La cuna de su familia materna, los Albás, estaba en Ainsa, plaza fuerte del Alto Aragón y capital del antiguo Condado de Sobrarbe. Un tío abuelo de Josemaría había sido obispo de Ávila, y dos de sus tíos maternos eran sacerdotes, uno de ellos beneficiario en la catedral de Burgos, y el otro, don Carlos Albás, arcediano del Cabildo de Zaragoza.

Josemaría se había enterado de que este último no se había mostrado nada indulgente con su cuñado, al que reprochaba su falta de habilidad en los negocios y su excesiva lealtad con los acreedores, lo cual -según estimaba don Carlos- no había hecho más que perjudicar a la familia.

A comienzos de 1915, su padre pasó algunos meses en Logroño, trabajando en un negocio análogo al que acababa de perder y buscando -y luego acomodando- una casa en la cual instalar a los suyos.

Josemaría había terminado en Barbastro aquel curso escolar, se había examinado en Lérida y había pasado el verano en Fonz, con cierta melancolía. ¿Volverían a pasar allí las vacaciones al año siguiente?...

En septiembre, regresaron a Barbastro y se dispusieron a iniciar los preparativos para el traslado a Logroño.

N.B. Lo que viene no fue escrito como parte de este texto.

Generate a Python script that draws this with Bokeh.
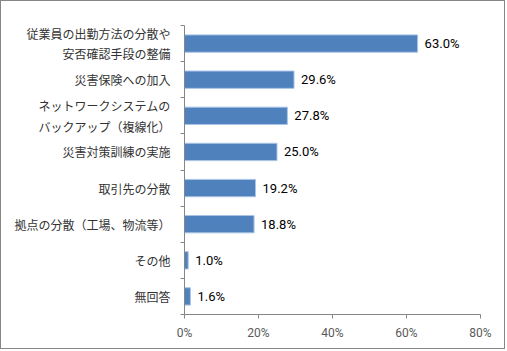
from bokeh.plotting import figure
from bokeh.models import FixedTicker, ColumnDataSource, LabelSet, Range1d
from bokeh.core.properties import value
from bokeh.embed import file_html
from bokeh.resources import INLINE

categories = ["従業員の出勤方法の分散や\n安否確認手段の整備", "災害保険への加入", "ネットワークシステムの\nバックアップ（複線化）",
              "災害対策訓練の実施", "取引先の分散", "拠点の分散（工場、物流等）", "その他", "無回答"]
values = [63.0, 29.6, 27.8, 25.0, 19.2, 18.8, 1.0, 1.6]
x_ticks = [0, 20, 40, 60, 80]
x_tick_labels = ["0%", "20%", "40%", "60%", "80%"]

n = len(categories)
ypos = [n - i - 0.5 for i in range(n)]
labels = [f"{v:.1f}%" for v in values]

src = ColumnDataSource(dict(y=ypos, v=values, lab=labels))

num_font = "Roboto"

p = figure(width=505, height=349, output_backend="svg", toolbar_location=None,
           x_range=Range1d(0, 80), y_range=Range1d(0, n),
           min_border_left=183, min_border_right=26, min_border_top=24, min_border_bottom=36)
p.styles = {"border": "1px solid #868686"}
p.outline_line_color = None
p.grid.visible = False

p.hbar(y="y", right="v", left=0, height=0.48, source=src, fill_color="#4F81BD", line_color="#A9C4E6", line_width=1)

p.add_layout(LabelSet(x="v", y="y", text="lab", source=src, x_offset=7, text_baseline="middle",
                      text_font_size=value("13px"), text_color=value("#000000"), text_font=value(num_font)))

# x axis
xa = p.xaxis[0]
xa.ticker = FixedTicker(ticks=x_ticks)
xa.major_label_overrides = {t: l for t, l in zip(x_ticks, x_tick_labels)}
xa.major_tick_out = 4
xa.major_tick_in = 0
xa.minor_tick_out = 0
xa.minor_tick_in = 0
xa.axis_line_color = "#868686"
xa.major_tick_line_color = "#868686"
xa.major_label_text_font_size = "12px"
xa.major_label_text_color = "#595959"
xa.major_label_text_font = num_font
xa.major_label_standoff = 7

# y axis
ya = p.yaxis[0]
ya.ticker = FixedTicker(ticks=ypos, minor_ticks=list(range(0, n + 1)))
ya.major_label_overrides = {y: c for y, c in zip(ypos, categories)}
ya.major_tick_out = 0
ya.major_tick_in = 0
ya.minor_tick_out = 4
ya.minor_tick_in = 0
ya.minor_tick_line_color = "#868686"
ya.axis_line_color = "#868686"
ya.major_label_text_font_size = "12px"
ya.major_label_text_color = "#333333"
ya.major_label_text_font = "Noto Sans CJK JP"
ya.major_label_standoff = 10

open("out.html", "w").write(file_html(p, INLINE))
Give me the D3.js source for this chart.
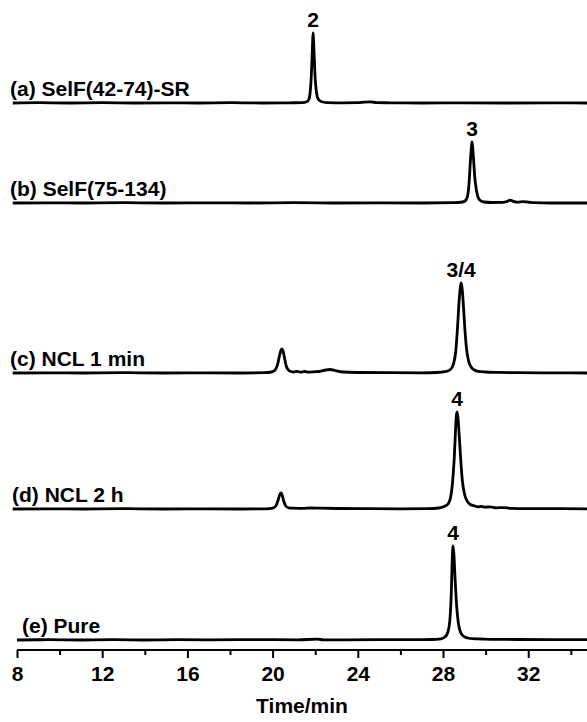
<!DOCTYPE html>
<html>
<head>
<meta charset="utf-8">
<script src="https://cdn.jsdelivr.net/npm/d3@7"></script>
<style>
  html, body { margin: 0; padding: 0; background: #fff; }
  svg { display: block; }
  text { font-family: "Liberation Sans", Arial, sans-serif; font-weight: bold; fill: #000; }
</style>
</head>
<body>
<svg id="chart" width="587" height="722"></svg>
<script>
// HPLC traces: [retention time (min), absorbance above baseline (a.u.)]
const traceA = [[7.8,0],[9,0.3],[10.5,0],[12,0.3],[13.5,0],[15,0.2],[16.5,0],[18,0.3],[19.5,0],[20.8,0.2],[21.4,0.4],[21.6,1.2],[21.7,3.5],[21.76,10],[21.81,24],[21.85,44],[21.88,62],[21.9,70],[21.92,64],[21.95,48],[21.99,28],[22.04,14],[22.1,6],[22.2,2.5],[22.35,1],[22.6,0.4],[23.3,0.2],[24.0,0.3],[24.3,0.8],[24.6,1.1],[24.9,0.4],[25.5,0.2],[27,0],[29,0.2],[31,0],[33,0.2],[34.8,0]];
const traceB = [[7.8,0],[9.5,0.2],[11,0],[13,0.3],[15,0],[17,0.2],[19,0],[21,0.3],[23,0],[25,0.2],[27,0],[28.5,0.3],[28.92,1],[29.08,3],[29.17,9],[29.23,22],[29.28,40],[29.33,55],[29.36,61],[29.39,56],[29.44,42],[29.49,26],[29.56,14],[29.64,6],[29.75,2.5],[29.93,1],[30.3,0.5],[30.8,0.6],[31.0,1.5],[31.15,2.8],[31.3,1.6],[31.5,0.8],[31.75,1.3],[31.95,1],[32.3,0.3],[33,0],[34.8,0]];
const traceC = [[7.8,0],[9.5,0.2],[11,0],[13,0.3],[15,0],[17,0.2],[18.5,0],[19.6,0.3],[19.95,1],[20.12,3],[20.24,9],[20.33,18],[20.4,23],[20.44,24],[20.49,22],[20.56,15],[20.64,7],[20.74,3],[20.85,1.5],[21.0,1],[21.15,1.6],[21.3,0.9],[21.5,1.5],[21.7,0.8],[21.95,1.2],[22.2,1.5],[22.5,3],[22.7,3.5],[22.95,2.4],[23.3,1],[24,0.5],[25.5,0.3],[27,0.2],[27.7,0.5],[28.1,1.3],[28.35,3.5],[28.49,9],[28.6,22],[28.68,45],[28.75,70],[28.81,85],[28.85,90],[28.89,86],[28.95,70],[29.02,46],[29.1,25],[29.2,12],[29.32,6],[29.47,3],[29.65,1.6],[30,1],[30.6,0.6],[31.5,0.3],[33,0.2],[34.8,0]];
const traceD = [[7.8,0],[9.5,0.2],[11,0],[13,0.3],[15,0],[17,0.2],[18.5,0],[19.7,0.2],[20.0,0.8],[20.15,3],[20.26,9],[20.34,14.5],[20.39,16],[20.44,14.5],[20.52,8],[20.62,3],[20.75,1.2],[21,0.8],[21.4,0.6],[21.8,1],[22.3,0.8],[23,0.5],[24.5,0.3],[26,0.2],[27.3,0.4],[27.8,1],[28.05,2.5],[28.23,5],[28.35,11],[28.44,25],[28.52,48],[28.58,75],[28.62,92],[28.66,97],[28.7,92],[28.76,74],[28.83,50],[28.91,28],[29.01,15],[29.13,8],[29.28,4.5],[29.49,3],[29.65,2.2],[29.8,2.6],[29.97,1.8],[30.2,2.2],[30.5,1.2],[30.8,1.4],[31.2,0.7],[32,0.4],[33.5,0.3],[34.8,0.2]];
const traceE = [[8,0],[9.5,0.3],[11,0],[12.5,0.3],[14,0],[15.5,0.3],[17,0.2],[18.5,0.4],[20,0.3],[21.2,0.2],[22.1,0.8],[22.4,0.2],[23.5,0.2],[25,0.3],[26.5,0.4],[27.5,0.5],[27.9,1.2],[28.09,3],[28.23,8],[28.33,22],[28.39,48],[28.43,78],[28.47,94],[28.51,86],[28.57,60],[28.64,34],[28.72,17],[28.82,8],[28.95,4],[29.17,2],[29.4,1.3],[29.8,1],[30.5,0.6],[31.5,0.5],[33,0.4],[34.8,0.3]];

const traces = [traceA, traceB, traceC, traceD, traceE];
const traceNames = ["(a) SelF(42-74)-SR", "(b) SelF(75-134)", "(c) NCL 1 min", "(d) NCL 2 h", "(e) Pure"];
const traceOffsets = [537, 437, 267, 131, 0];   // vertical stacking offsets (a.u.)
const labelIndent = [10, 10, 10, 12, 22];         // name label left edge (px)

// peak annotations: trace index, retention time, peak height, label
const peakTrace = [0, 1, 2, 3, 4];
const peakTime = [21.9, 29.36, 28.85, 28.66, 28.47];
const peakHeight = [70, 61, 90, 97, 94];
const peakText = ["2", "3", "3/4", "4", "4"];

const xTicks = [8, 12, 16, 20, 24, 28, 32];
const xMinorTicks = [10, 14, 18, 22, 26, 30, 34];
const xTitle = "Time/min";

const svg = d3.select("#chart");
const axisY = 650;

const x = d3.scaleLinear().domain([8, 34.76]).range([17, 587]);
const y = d3.scaleLinear().domain([0, 640]).range([640, 0]);

const line = (off) => d3.line()
  .x(d => x(d[0]))
  .y(d => y(d[1] + off))
  .curve(d3.curveMonotoneX);

// chromatogram traces
svg.append("g").selectAll("path")
  .data(traces)
  .join("path")
  .attr("d", (d, i) => line(traceOffsets[i])(d))
  .attr("fill", "none")
  .attr("stroke", "#000")
  .attr("stroke-width", 2.8)
  .attr("stroke-linejoin", "round");

// trace names, sitting just above each baseline
svg.append("g").selectAll("text")
  .data(traceNames)
  .join("text")
  .attr("x", (d, i) => labelIndent[i])
  .attr("y", (d, i) => y(traceOffsets[i]) - 7)
  .attr("font-size", 21)
  .text(d => d);

// peak labels
svg.append("g").selectAll("text")
  .data(peakText)
  .join("text")
  .attr("x", (d, i) => x(peakTime[i]))
  .attr("y", (d, i) => y(traceOffsets[peakTrace[i]] + peakHeight[i]) - 6)
  .attr("text-anchor", "middle")
  .attr("font-size", 21)
  .text(d => d);

// x axis
const axis = d3.axisBottom(x).tickValues(xTicks).tickSize(8).tickPadding(8).tickFormat(d3.format("d"));
const gAxis = svg.append("g").attr("transform", `translate(0,${axisY})`).call(axis);
gAxis.select(".domain").attr("stroke", "#000").attr("stroke-width", 2).attr("d", `M${x(8)},0H587`);
gAxis.selectAll(".tick line").attr("stroke", "#000").attr("stroke-width", 2);
gAxis.selectAll(".tick text").attr("font-size", 21).attr("font-family", "Liberation Sans, Arial, sans-serif").attr("font-weight", "bold").attr("fill", "#000");

const minor = d3.axisBottom(x).tickValues(xMinorTicks).tickSize(5).tickFormat("");
const gMinor = svg.append("g").attr("transform", `translate(0,${axisY})`).call(minor);
gMinor.select(".domain").remove();
gMinor.selectAll(".tick line").attr("stroke", "#000").attr("stroke-width", 2);

svg.append("text")
  .attr("x", (x(8) + 587) / 2)
  .attr("y", 713)
  .attr("text-anchor", "middle")
  .attr("font-size", 21)
  .text(xTitle);
</script>
</body>
</html>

Un día, muy de mañana, montaron en la diligencia, no sin mirar atrás para contemplar por última vez la ciudad en la que dejaban un trozo de su corazón. Unos cuantos kilómetros más allá rezaron al pasar cerca del Santuario de Nuestra Señora de Pueyo, encaramado en una colina que domina el Somontano oriental.

Acababa de volverse una página en la vida de la familia Escrivá, camino de una provincia desconocida.